1918 ~ 2019
After 101 years of "a life well lived" Don died August 22, 2019. He was born in a three-room "little black house" in Windsor, Missouri, to Samuel Finis and Edith Mahaney Moore. His siblings, John, Naomi (Simonson), David, and William all predeceased him.
Don's Aunt Fanny Mahaney was the first to move to Utah, and Don's family soon followed when he was a toddler. His youth was filled with hard work selling chickens and eggs and delivering newspapers. He paid his way through the U. Of Utah working as a night orderly at the Salt Lake County hospital where he proudly remembered showing each class of new interns how things were done. He probably got that job, and certainly got his interest in medicine from his Aunt Louella Mahaney, director of nursing at that hospital. Bike racing gave Don fun and excitement as a teenager, on routes from Liberty Park to Magna or Holladay and back.
On the streetcar riding to University classes, Don noticed a particular woman with shapely legs by the name of Barbara Bishop. They met in histology class, went on a first date in Memory Grove, and eventually married September 6, 1941. They enjoyed 74 years of a happy marriage. Don may have been the last living graduate of the U. Medical school when it was limited to two years. He moved to Washington University in St. Louis to finish, where he lived with his beloved Uncle, Joseph T. Mahaney. A favorite instructor there was Dr. Ernest Sachs, a neurosurgeon. He arranged a job for Don at Scullen Steel Mills where he became 3rd helper on an open hearth furnace.
In WWll Don became an Army company commander, with the rank of captain. He served in Germany and the Philippines, and was awarded the Bronze Star. Later in life, one of his great pleasures was a series of 19 annual reunions with the men of his medical detachment of the 86th infantry. Thanks to Harry Truman's decision to end the war with 2 atom bombs, the 86th was spared a planned invasion up the Tokyo plain.
Back home after the war, Don finished Internal Medicine residency under Dr. Max Wintrobe, who then asked Don to train to become a professor of neurology. But instead, he took his young family to Ogden, where he was a highly respected Internist for 44 years. There Don and Barbara reared their six children, successfully guiding them through the crazy 60's. They were very proud that each earned a college degree, and also that their kids always got along well with each other.
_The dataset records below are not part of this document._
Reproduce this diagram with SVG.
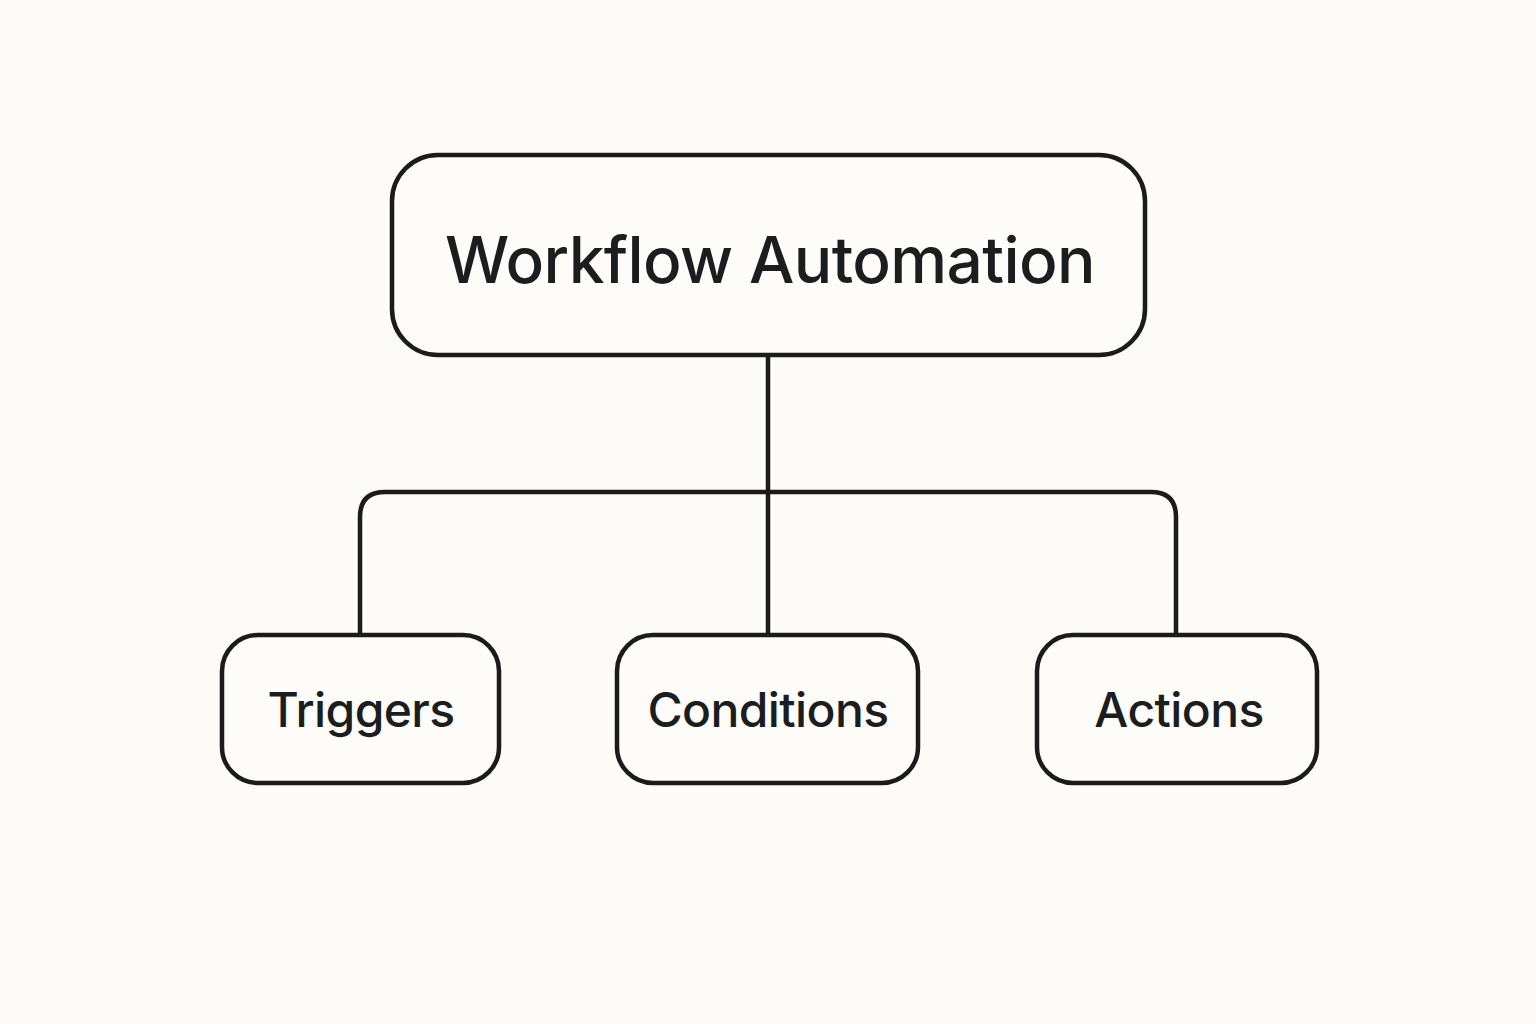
<svg xmlns="http://www.w3.org/2000/svg" width="1536" height="1024" viewBox="0 0 1536 1024">
<style>
.box{fill:#fdfcf8;stroke:#1b1b1b;stroke-width:4.5}
.ln{fill:none;stroke:#1b1b1b;stroke-width:4.5}
.t{font-family:Inter,"Noto Sans","Liberation Sans",sans-serif;font-weight:500;fill:#1b1d1f;text-anchor:middle;letter-spacing:-0.6px}
</style>
<rect width="1536" height="1024" fill="#fcfbf7"/>
<g id="connectors">
<path class="ln" d="M768 355 V633"/>
<path class="ln" d="M360 635 V517 Q360 492 385 492 H1151 Q1176 492 1176 517 V635"/>
</g>
<g id="node-workflow">
<rect class="box" x="392" y="155" width="753" height="200" rx="46"/>
<text class="t" x="770" y="283" font-size="64">Workflow Automation</text>
</g>
<g id="node-triggers">
<rect class="box" x="222" y="635" width="277" height="148" rx="36"/>
<text class="t" x="361" y="727" font-size="48">Triggers</text>
</g>
<g id="node-conditions">
<rect class="box" x="617" y="635" width="301" height="148" rx="36"/>
<text class="t" x="768" y="727" font-size="48">Conditions</text>
</g>
<g id="node-actions">
<rect class="box" x="1037" y="635" width="280" height="148" rx="36"/>
<text class="t" x="1179" y="727" font-size="48">Actions</text>
</g>
</svg>
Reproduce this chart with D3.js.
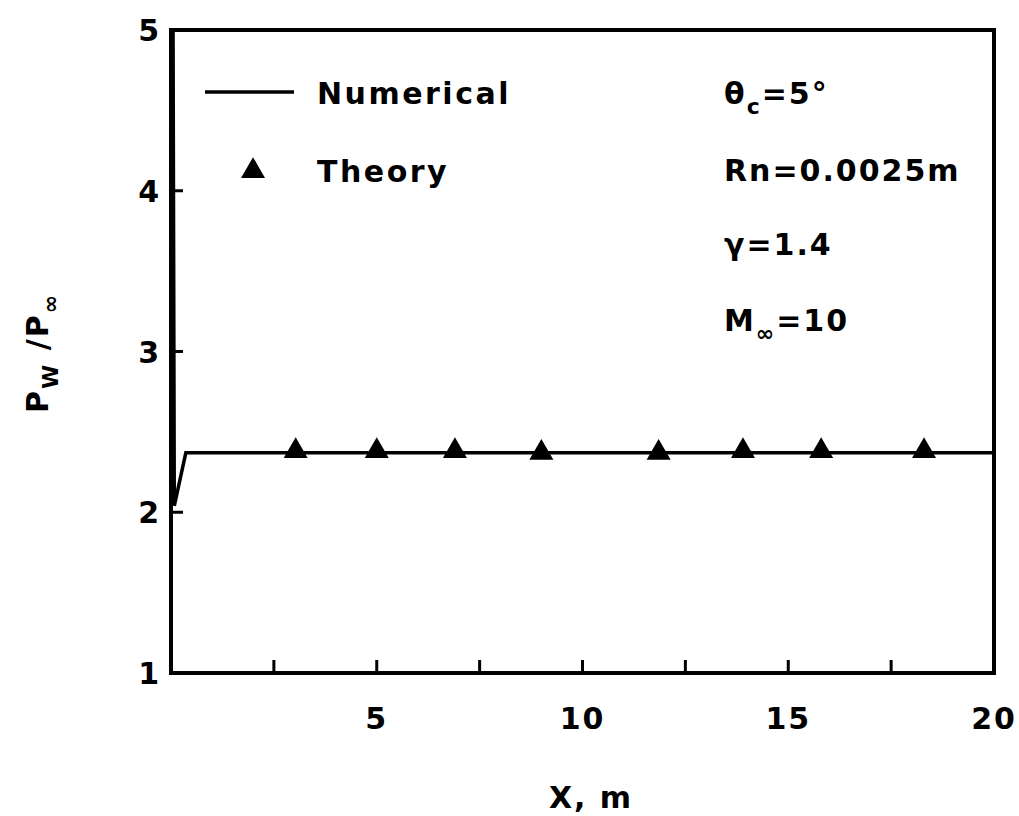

In retirement, Don loved being a docent at the John M. Browning Firearms Museum in Ogden. Later, in their nineties, he and Barbara moved to Sunrise Senior Living in Holladay, where she died in 2015. Don is survived by his children Carolyn (Robert Hunter), David (Sheila Hayes), Kathryn (David Earl), Robert (Happy Scanlon), Marianne (David Shupe), and Paul (Sandra Nygard). His 16 grandchildren and 21 great- grandchildren brought him great joy.
Throughout life Don intended to donate his body to the U. medical School, so we of course acceded to his wishes. One of Don's lifetime goals was to always be a "useful citizen," and that was what he appreciated in others. People who knew him also appreciated 3 other qualities: his humor, his humility, and a kind of saintly quality that he shared with his mother and siblings. In 101 years he made no enemies. Don sometimes gave advice, such as "if you love your job, don't retire" and "don't live to be 101 years old." His watchwords were duty, work, family, and golf. One thing he held somewhat against his children and son-in-law were their 4 holes in one against nary a one for Don or Barbara. We will all miss him greatly. But for now, we ask you to join us as we "make way for the fallen soldier."